DT explained this was so they could sell QOS to content providers. This post is about whether the technology can be made to work with sufficient spending; let's discuss Net neutrality issues elsewhere.
I know the chief British regulator, Ed Richards of OFCOM, knows this issue because the DT plan was discussed at length when he visited a Columbia seminar (including my strong statements against it.) His German peer, Matthias Kurth, and the EU Commissioner, Vivane Reding, have also discussed it at public meetings. So if we don't want monitoring, we need to show why it's wrong, not rely on the claim it's technically impractical.

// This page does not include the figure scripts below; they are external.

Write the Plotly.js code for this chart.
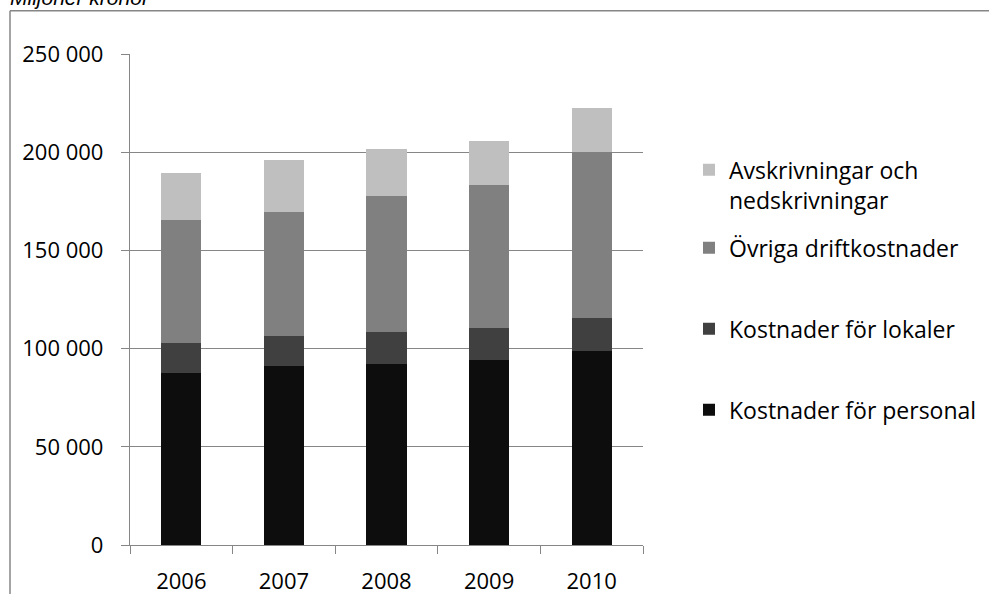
<!DOCTYPE html>
<html>
<head>
<meta charset="utf-8">
<script src="https://cdn.plot.ly/plotly-3.0.1.min.js"></script>
<style>
  html, body { margin: 0; padding: 0; background: #fff; }
  #chart { width: 989px; height: 594px; }
</style>
</head>
<body>
<div id="chart"></div>
<script>
// ---- Data (miljoner kronor) ----
const years = ['2006', '2007', '2008', '2009', '2010'];
const personal = [87600, 91300, 92300, 94000, 98600];
const lokaler = [15100, 15300, 16200, 16400, 16900];
const ovriga = [62800, 63100, 69200, 72800, 84800];
const avskrivningar = [23800, 26200, 23800, 22600, 22100];
const seriesNames = ['Kostnader för personal', 'Kostnader för lokaler', 'Övriga driftkostnader', 'Avskrivningar och<br>nedskrivningar'];
const yTickVals = [0, 50000, 100000, 150000, 200000, 250000];
const unitLabel = 'Miljoner kronor';

const FONT = 'Open Sans, Noto Sans, sans-serif';
const FS = 22;
const LFS = 23;
const colors = ['#0d0d0d', '#404040', '#808080', '#bfbfbf'];
const lineCol = '#868686';

// plot-area geometry (px) used to place decorations in paper coords
const L = 130, R = 643, T = 54.3, B = 545, W = 989, H = 594;
const px = v => (v - L) / (R - L);
const py = v => (B - v) / (B - T);

const vals = [personal, lokaler, ovriga, avskrivningar];
const legendIds = ['legend4', 'legend3', 'legend2', 'legend'];
const traces = vals.map((v, i) => ({
  type: 'bar',
  x: years,
  y: v,
  name: seriesNames[i],
  legend: legendIds[i],
  showlegend: true,
  marker: { color: colors[i], line: { width: 0 } },
  hoverinfo: 'x+y+name'
}));

const legendBase = {
  visible: true,
  xanchor: 'left', yanchor: 'middle',
  x: px(689),
  bgcolor: 'rgba(0,0,0,0)',
  font: { family: FONT, size: LFS, color: '#000' },
  itemclick: false, itemdoubleclick: false
};

const layout = {
  width: W, height: H,
  showlegend: true,
  margin: { l: L, r: W - R, t: T, b: H - B, pad: 0, autoexpand: false },
  paper_bgcolor: '#fff',
  plot_bgcolor: '#fff',
  barmode: 'stack',
  bargap: 0.61,
  separators: ', ',
  font: { family: FONT, size: FS, color: '#000' },
  xaxis: {
    type: 'category',
    tickson: 'boundaries',
    ticks: 'outside', ticklen: 8, tickcolor: lineCol, tickwidth: 1.3,
    showline: true, linecolor: lineCol, linewidth: 1.3,
    showgrid: false,
    tickfont: { family: FONT, size: FS, color: '#000' },
    ticklabelstandoff: 16,
    fixedrange: true
  },
  yaxis: {
    range: [0, 250000],
    tickvals: yTickVals,
    tickformat: ',d',
    ticks: 'outside', ticklen: 8, tickcolor: lineCol, tickwidth: 1.3,
    showline: true, linecolor: lineCol, linewidth: 1.3,
    showgrid: true, gridcolor: lineCol, gridwidth: 1.3,
    zeroline: false,
    tickfont: { family: FONT, size: FS, color: '#000' },
    ticklabelstandoff: 13,
    fixedrange: true
  },
  legend: Object.assign({}, legendBase, { y: py(185), valign: 'top' }),
  legend2: Object.assign({}, legendBase, { y: py(248) }),
  legend3: Object.assign({}, legendBase, { y: py(329) }),
  legend4: Object.assign({}, legendBase, { y: py(410) }),
  shapes: [
    { type: 'line', xref: 'paper', yref: 'paper', x0: px(10), x1: px(10), y0: py(11), y1: py(H + 5),
      line: { color: lineCol, width: 1.5 } },
    { type: 'line', xref: 'paper', yref: 'paper', x0: px(10), x1: px(W + 5), y0: py(11), y1: py(11),
      line: { color: lineCol, width: 1.5 } }
  ],
  annotations: [
    { text: '<i>' + unitLabel + '</i>', xref: 'paper', yref: 'paper', x: px(8), y: py(11),
      xanchor: 'left', yanchor: 'bottom', showarrow: false,
      font: { family: 'Liberation Sans, Arial, sans-serif', size: 21, color: '#000' } }
  ]
};

Plotly.newPlot('chart', traces, layout, { displayModeBar: false });
</script>
</body>
</html>
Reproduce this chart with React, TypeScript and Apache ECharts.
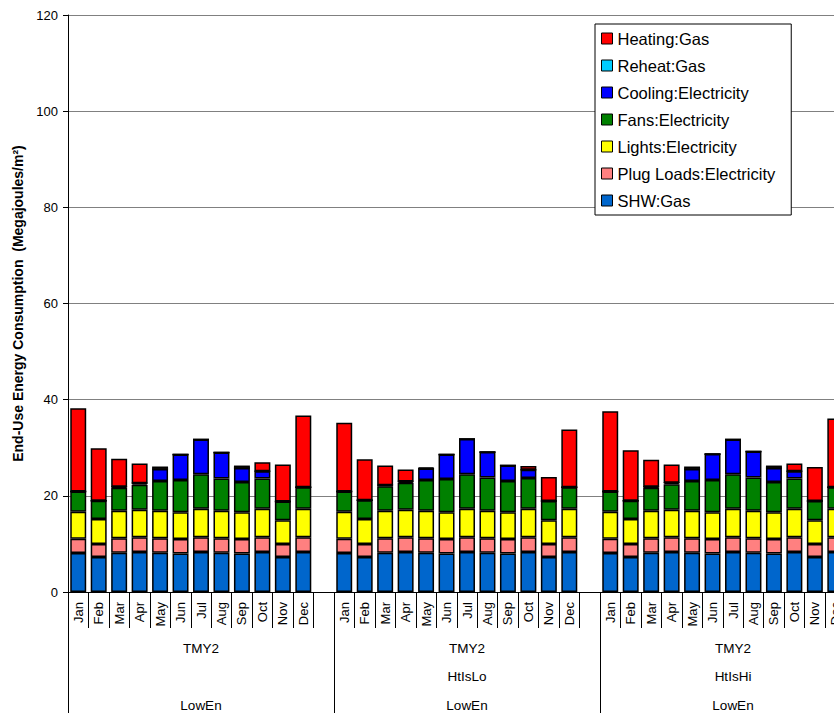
import React, { useEffect, useRef } from "react";
import * as echarts from "echarts";

// ---- data ----
const months = ["Jan", "Feb", "Mar", "Apr", "May", "Jun", "Jul", "Aug", "Sep", "Oct", "Nov", "Dec"];
const weatherLabels = ["TMY2", "TMY2", "TMY2"];
const islandLabels = ["", "HtIsLo", "HtIsHi"];
const caseLabels = ["LowEn", "LowEn", "LowEn"];
const yTicks = [0, 20, 40, 60, 80, 100, 120];

const seriesNames = [
  "Heating:Gas",
  "Reheat:Gas",
  "Cooling:Electricity",
  "Fans:Electricity",
  "Lights:Electricity",
  "Plug Loads:Electricity",
  "SHW:Gas",
];

// shared components (same in every scenario)
const shwGas = [8.1, 7.3, 8.15, 8.3, 8.15, 8.0, 8.3, 8.15, 8.0, 8.3, 7.3, 8.3];
const plugLoads = [3.0, 2.7, 3.05, 3.1, 3.05, 3.0, 3.1, 3.05, 3.0, 3.1, 2.7, 3.1];
const lights = [5.6, 5.2, 5.7, 5.7, 5.7, 5.6, 5.9, 5.7, 5.6, 5.9, 4.9, 5.9];
const reheat = [0, 0, 0, 0, 0, 0, 0, 0, 0, 0, 0, 0];

// scenario: TMY2 / LowEn
const fansBase = [4.2, 3.8, 4.8, 5.2, 6.2, 6.7, 7.2, 6.7, 6.3, 6.3, 3.9, 4.5];
const coolingBase = [0, 0, 0.2, 0.3, 2.5, 5.3, 7.2, 5.4, 2.9, 1.5, 0, 0];
const heatingBase = [17.3, 10.9, 5.8, 4.1, 0.5, 0, 0, 0, 0.5, 1.9, 7.7, 14.9];

// scenario: TMY2 / HtIsLo / LowEn
const fansLo = [4.2, 3.9, 5.1, 5.6, 6.4, 6.9, 7.2, 6.9, 6.5, 6.4, 4.0, 4.5];
const coolingLo = [0, 0, 0.2, 0.3, 2.4, 5.1, 7.3, 5.3, 3.2, 1.7, 0, 0];
const heatingLo = [14.3, 8.5, 4.1, 2.5, 0.2, 0, 0, 0, 0, 0.8, 5.0, 12.0];

// scenario: TMY2 / HtIsHi / LowEn
const fansHi = [4.2, 3.8, 4.8, 5.3, 6.2, 6.7, 7.2, 6.9, 6.3, 6.3, 4.0, 4.5];
const coolingHi = [0, 0, 0.2, 0.3, 2.5, 5.4, 7.2, 5.4, 2.9, 1.5, 0, 0];
const heatingHi = [16.7, 10.5, 5.6, 3.8, 0.5, 0, 0, 0, 0.5, 1.6, 7.1, 14.3];

const colors: Record<string, string> = {
  "Heating:Gas": "#FF0000",
  "Reheat:Gas": "#00CCFF",
  "Cooling:Electricity": "#0000FF",
  "Fans:Electricity": "#008000",
  "Lights:Electricity": "#FFFF00",
  "Plug Loads:Electricity": "#FF8080",
  "SHW:Gas": "#0066CC",
};

// ---- helpers ----
const FONT = "'Liberation Sans', Arial, Helvetica, sans-serif";

function expand(a: (number | null)[], b: (number | null)[], c: (number | null)[]) {
  return [...a, null, ...b, null, ...c, null];
}

const categoryLabels: string[] = [...months, "", ...months, "", ...months, ""];

const seriesData: Record<string, (number | null)[]> = {
  "SHW:Gas": expand(shwGas, shwGas, shwGas),
  "Plug Loads:Electricity": expand(plugLoads, plugLoads, plugLoads),
  "Lights:Electricity": expand(lights, lights, lights),
  "Fans:Electricity": expand(fansBase, fansLo, fansHi),
  "Cooling:Electricity": expand(coolingBase, coolingLo, coolingHi),
  "Reheat:Gas": expand(reheat, reheat, reheat),
  "Heating:Gas": expand(heatingBase, heatingLo, heatingHi),
};

const stackOrder = [
  "SHW:Gas",
  "Plug Loads:Electricity",
  "Lights:Electricity",
  "Fans:Electricity",
  "Cooling:Electricity",
  "Reheat:Gas",
  "Heating:Gas",
];

export default function App() {
  const ref = useRef<HTMLDivElement>(null);

  useEffect(() => {
    if (!ref.current) return;
    const chart = echarts.init(ref.current, undefined, { renderer: "svg" });

    const groupAxis = (labels: string[], margin: number, showTick: boolean) => ({
      type: "category",
      gridIndex: 0,
      position: "bottom",
      data: labels.map((_, i) => "g" + i),
      axisLine: { show: false },
      axisTick: {
        show: showTick,
        interval: 0,
        length: 121,
        lineStyle: { color: "#000", width: 1 },
      },
      axisLabel: {
        interval: 0,
        margin,
        formatter: (_v: string, i: number) => labels[i],
        color: "#000",
        fontFamily: FONT,
        fontSize: 13.5,
      },
      splitLine: { show: false },
    });

    chart.setOption({
      animation: false,
      backgroundColor: "#fff",
      textStyle: { fontFamily: FONT },
      grid: { left: 68, top: 15, width: 798, height: 577, containLabel: false },
      legend: {
        data: seriesNames,
        orient: "vertical",
        left: 595,
        top: 24,
        itemWidth: 11,
        itemHeight: 11,
        itemGap: 10,
        padding: [6, 16, 6, 6],
        icon: "rect",
        backgroundColor: "#fff",
        borderColor: "#000",
        borderWidth: 1,
        borderRadius: 0,
        itemStyle: { borderColor: "#000", borderWidth: 1 },
        textStyle: { fontFamily: FONT, fontSize: 16.5, color: "#000" },
      },
      xAxis: [
        {
          type: "category",
          data: categoryLabels.map((_, i) => "c" + i),
          axisLine: { show: true, lineStyle: { color: "#000", width: 1 } },
          axisTick: { show: true, interval: 0, length: 36, lineStyle: { color: "#000", width: 1 } },
          axisLabel: {
            interval: 0,
            rotate: 90,
            margin: 10,
            formatter: (_v: string, i: number) => categoryLabels[i],
            color: "#000",
            fontFamily: FONT,
            fontSize: 13,
          },
          splitLine: { show: false },
        },
        groupAxis(weatherLabels, 49, true),
        groupAxis(islandLabels, 77, false),
        groupAxis(caseLabels, 106, false),
      ],
      yAxis: {
        type: "value",
        min: yTicks[0],
        max: yTicks[yTicks.length - 1],
        interval: 20,
        name: "End-Use Energy Consumption  (Megajoules/m²)",
        nameLocation: "middle",
        nameGap: 42,
        nameTextStyle: { fontFamily: FONT, fontSize: 14, fontWeight: "bold", color: "#000" },
        axisLine: { show: true, lineStyle: { color: "#000", width: 1 } },
        axisTick: { show: true, length: 5, lineStyle: { color: "#000" } },
        axisLabel: { color: "#000", fontFamily: FONT, fontSize: 13, margin: 10 },
        splitLine: { show: true, lineStyle: { color: "#808080", width: 1 } },
      },
      series: stackOrder.map((name) => ({
        name,
        type: "bar",
        stack: "total",
        barCategoryGap: "22%",
        data: seriesData[name],
        itemStyle: { color: colors[name], borderColor: "#000", borderWidth: 1.5 },
        emphasis: { disabled: true },
      })),
    });

    return () => chart.dispose();
  }, []);

  return (
    <div
      style={{
        position: "fixed",
        left: 0,
        top: 0,
        width: 834,
        height: 713,
        overflow: "hidden",
        background: "#fff",
      }}
    >
      <div ref={ref} style={{ width: 900, height: 713 }} />
    </div>
  );
}
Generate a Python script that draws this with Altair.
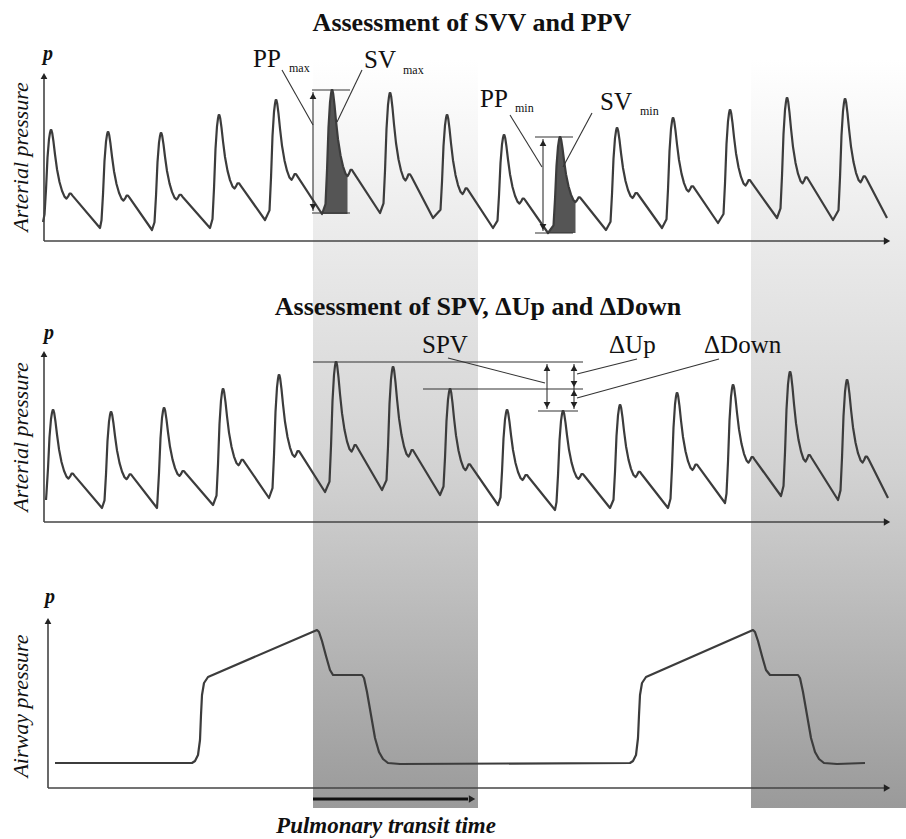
import altair as alt
import pandas as pd

# ---------------- data (chart units) ----------------
# Top panel: arterial pressure (SVV / PPV)
TOP_START = (43, 222)
top_peak_t = [51, 108, 161, 219, 276, 332, 390, 447, 504, 560, 617, 673, 730, 787, 845]
top_peak_p = [130, 132, 133, 115, 100, 90, 93, 115, 135, 137, 128, 118, 110, 98, 99]
top_trough_t = [100, 152, 210, 265, 322, 380, 433, 493, 548, 606, 662, 718, 777, 833, 887]
top_trough_p = [228, 230, 228, 220, 214, 213, 218, 228, 233, 230, 228, 223, 218, 220, 218]
top_filled_beats = [5, 9]          # SVmax and SVmin beats

# Middle panel: arterial pressure (SPV, dUp, dDown)
MID_START = (46, 500)
mid_peak_t = [53, 111, 164, 223, 279, 336, 393, 450, 507, 563, 620, 677, 733, 790, 847]
mid_peak_p = [410, 412, 408, 389, 375, 362, 367, 389, 410, 411, 405, 393, 385, 372, 380]
mid_trough_t = [102, 157, 213, 269, 325, 382, 440, 498, 555, 610, 668, 725, 781, 838, 888]
mid_trough_p = [508, 508, 505, 498, 492, 490, 495, 505, 510, 508, 508, 503, 496, 500, 498]

# Pulse contour read from one beat: offset from the peak and fraction of the stroke
shape_dt = [-6.5, -5, -3.5, -2, -1, -0.3, 0.4, 1.2, 2.5, 4, 6, 8.5, 11, 13.5, 15.5, 17, 18.5, 20, 21.5]
shape_h = [0.08, 0.35, 0.7, 0.9, 0.97, 1.0, 1.0, 0.97, 0.88, 0.75, 0.6, 0.47, 0.38, 0.32, 0.3, 0.32, 0.35, 0.35, 0.33]
FILL_DT_END = 15.5

# Bottom panel: airway pressure
air_t = [55, 192, 195, 198, 200, 201, 202, 204, 208, 317, 319, 322, 326, 330, 333, 362, 364, 367, 371, 375, 379, 383, 388, 400,
         630, 633, 636, 638, 639, 640, 642, 646, 753, 755, 758, 762, 766, 770, 798, 800, 803, 807, 811, 815, 819, 824, 837, 865]
air_p = [763, 763, 761, 755, 740, 715, 695, 683, 677, 630, 632, 641, 656, 670, 675, 675, 678, 692, 715, 738, 752, 759, 763, 764,
         763, 761, 755, 738, 715, 695, 683, 677, 630, 632, 641, 656, 670, 675, 675, 678, 692, 715, 738, 752, 759, 763, 764, 763]

# Shaded inspiration bands
band_t0 = [313, 751]
band_t1 = [478, 906]
BAND_TOP, BAND_BOTTOM = 60, 808

# ---------------- build tables ----------------
def build_wave(panel, start, pk_t, pk_p, tr_t, tr_p):
    rows = [dict(panel=panel, x=start[0], y=start[1])]
    prev = start[1]
    beats = []
    for i, (pt, pp, tt, tp) in enumerate(zip(pk_t, pk_p, tr_t, tr_p)):
        pts = []
        for dt, h in zip(shape_dt, shape_h):
            base = prev if dt <= 0 else tp
            pts.append((pt + dt, base - h * (base - pp), dt))
        beats.append(dict(prev_t=rows[-1]["x"], prev_p=prev, pts=pts))
        for x, y, _ in pts:
            rows.append(dict(panel=panel, x=x, y=y))
        rows.append(dict(panel=panel, x=tt, y=tp))
        prev = tp
    df = pd.DataFrame(rows)
    df["order"] = range(len(df))
    return df, beats

top_df, top_beats = build_wave("top", TOP_START, top_peak_t, top_peak_p, top_trough_t, top_trough_p)
mid_df, _ = build_wave("mid", MID_START, mid_peak_t, mid_peak_p, mid_trough_t, mid_trough_p)
air_df = pd.DataFrame(dict(panel="air", x=air_t, y=air_p))
air_df["order"] = range(len(air_df))
wave_df = pd.concat([top_df, mid_df, air_df], ignore_index=True)

fill_rows = []
for k in top_filled_beats:
    b = top_beats[k]
    base = b["prev_p"]
    fill_rows.append(dict(beat=k, x=b["prev_t"], y=base, base=base))
    last = None
    for x, y, dt in b["pts"]:
        if dt <= FILL_DT_END:
            fill_rows.append(dict(beat=k, x=x, y=y, base=base))
            last = x
    fill_rows.append(dict(beat=k, x=last + 0.01, y=base, base=base))
fill_df = pd.DataFrame(fill_rows)

band_df = pd.DataFrame(dict(x=band_t0, x2=band_t1, y=[BAND_TOP] * 2, y2=[BAND_BOTTOM] * 2))

# axis lines
axis_x = [44, 44, 44, 44, 48, 48]
axis_y = [241, 241, 522, 522, 788, 788]
axis_x2 = [44, 888, 44, 888, 48, 888]
axis_y2 = [76, 241, 354, 522, 621, 788]
axis_df = pd.DataFrame(dict(x=axis_x, y=axis_y, x2=axis_x2, y2=axis_y2))

# annotation guide lines
ann_x = [312, 312, 313, 535, 535, 543, 282, 362, 510, 592,
         313, 423, 538, 547, 574, 448, 637, 719]
ann_y = [90, 213, 92, 137, 233, 139, 70, 70, 115, 113,
         362, 389, 411, 364, 364, 358, 359, 359]
ann_x2 = [350, 350, 313, 573, 573, 543, 313, 337, 542, 563,
          583, 583, 578, 547, 574, 545, 577, 577]
ann_y2 = [90, 213, 211, 137, 233, 231, 125, 122, 167, 167,
          362, 389, 411, 409, 409, 383, 374, 398]
ann_df = pd.DataFrame(dict(x=ann_x, y=ann_y, x2=ann_x2, y2=ann_y2))

# arrow heads
head_x = [44, 44, 48, 313, 543, 547, 574, 574]
head_y = [76, 354, 621, 96, 143, 368, 368, 393]
up_df = pd.DataFrame(dict(x=head_x, y=head_y))
down_x = [313, 543, 547, 574, 574]
down_y = [207, 227, 405, 384, 405]
down_df = pd.DataFrame(dict(x=down_x, y=down_y))
right_x = [887, 887, 887, 472]
right_y = [241, 522, 788, 799]
right_df = pd.DataFrame(dict(x=right_x, y=right_y))

transit_df = pd.DataFrame(dict(x=[313], x2=[468], y=[799], y2=[799]))

# ---------------- chart ----------------
xs = alt.Scale(domain=[0, 906], range=[0, 906], nice=False, zero=False)
ys = alt.Scale(domain=[0, 839], range=[0, 839], nice=False, zero=False)
X = lambda f="x": alt.X(f"{f}:Q", scale=xs, axis=None)
Y = lambda f="y": alt.Y(f"{f}:Q", scale=ys, axis=None)

INK = "#3c3c3c"
SERIF = "Liberation Serif"

grad = alt.Gradient(
    gradient="linear",
    stops=[alt.GradientStop(color="#ffffff", offset=0),
           alt.GradientStop(color="#ececec", offset=0.22),
           alt.GradientStop(color="#d2d2d2", offset=0.55),
           alt.GradientStop(color="#9a9a9a", offset=1)],
    x1=0, x2=0, y1=0, y2=1,
)

bands = alt.Chart(band_df).mark_rect(fill=grad).encode(
    x=X(), x2="x2:Q", y=Y(), y2="y2:Q")

fills = alt.Chart(fill_df).mark_area(color="#555555", interpolate="linear").encode(
    x=X(), y=Y(), y2="base:Q", detail="beat:N")

waves = alt.Chart(wave_df).mark_line(color=INK, strokeWidth=2.2, interpolate="linear",
                                     strokeJoin="round").encode(
    x=X(), y=Y(), detail="panel:N", order="order:Q")

axes = alt.Chart(axis_df).mark_rule(color="#444444", strokeWidth=1.6).encode(
    x=X(), x2="x2:Q", y=Y(), y2="y2:Q")

anns = alt.Chart(ann_df).mark_rule(color="#333333", strokeWidth=1.1).encode(
    x=X(), x2="x2:Q", y=Y(), y2="y2:Q")

transit = alt.Chart(transit_df).mark_rule(color="#111111", strokeWidth=3).encode(
    x=X(), x2="x2:Q", y=Y(), y2="y2:Q")

ups = alt.Chart(up_df).mark_point(shape="triangle-up", filled=True, size=45, color="#222222", opacity=1).encode(
    x=X(), y=Y())
downs = alt.Chart(down_df).mark_point(shape="triangle-down", filled=True, size=45, color="#222222", opacity=1).encode(
    x=X(), y=Y())
rights = alt.Chart(right_df).mark_point(shape="triangle-right", filled=True, size=55, color="#222222", opacity=1).encode(
    x=X(), y=Y())

def texts(labels, xs_, ys_, **kw):
    df = pd.DataFrame(dict(x=xs_, y=ys_, text=labels))
    return alt.Chart(df).mark_text(font=SERIF, color="#111111", **kw).encode(
        x=X(), y=Y(), text="text:N")

titles = texts(["Assessment of SVV and PPV", "Assessment of SPV, \u0394Up and \u0394Down"],
               [472, 478], [31, 315], fontSize=26, fontWeight="bold", align="center", baseline="alphabetic")
p_labels = texts(["p", "p", "p"], [48, 49, 50], [60, 339, 603],
                 fontSize=20, fontWeight="bold", fontStyle="italic", align="center", baseline="alphabetic")
ylabels = texts(["Arterial pressure", "Arterial pressure", "Airway pressure"], [21, 21, 21], [157, 437, 706],
                fontSize=22, fontStyle="italic", angle=270, align="center", baseline="middle")
big_labels = texts(["PP", "SV", "PP", "SV", "SPV", "\u0394Up", "\u0394Down"],
                   [253, 364, 480, 600, 422, 609, 704], [67, 68, 107, 110, 353, 353, 353],
                   fontSize=25, align="left", baseline="alphabetic")
subs = texts(["max", "max", "min", "min"], [289, 403, 515, 640], [72, 74, 112, 115],
             fontSize=12, align="left", baseline="alphabetic")
transit_label = texts(["Pulmonary transit time"], [386], [833],
                      fontSize=23, fontWeight="bold", fontStyle="italic", align="center", baseline="alphabetic")

chart = alt.layer(
    bands, fills, waves, axes, anns, transit, ups, downs, rights,
    titles, p_labels, ylabels, big_labels, subs, transit_label,
).properties(
    width=906, height=839, padding=0, autosize=alt.AutoSizeParams(type="none"),
    background="white",
).configure_view(stroke=None)

chart.save("out.html", embed_options={"renderer": "svg", "actions": False})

Neither DT nor AT&T have put this equipment to extensive use, but their opinion that it can be done will convince most in Europe. The telcos in Europe are enormously attracted to the idea, as numerous consultants and manufacturers suggest they will make a heck of a lot of money selling services. That's totally unproven, but my take after two visits to Europe is that most (70-90%) of the people in the telecom business think that's the future.
These are important issues, so getting the facts right is worth the effort.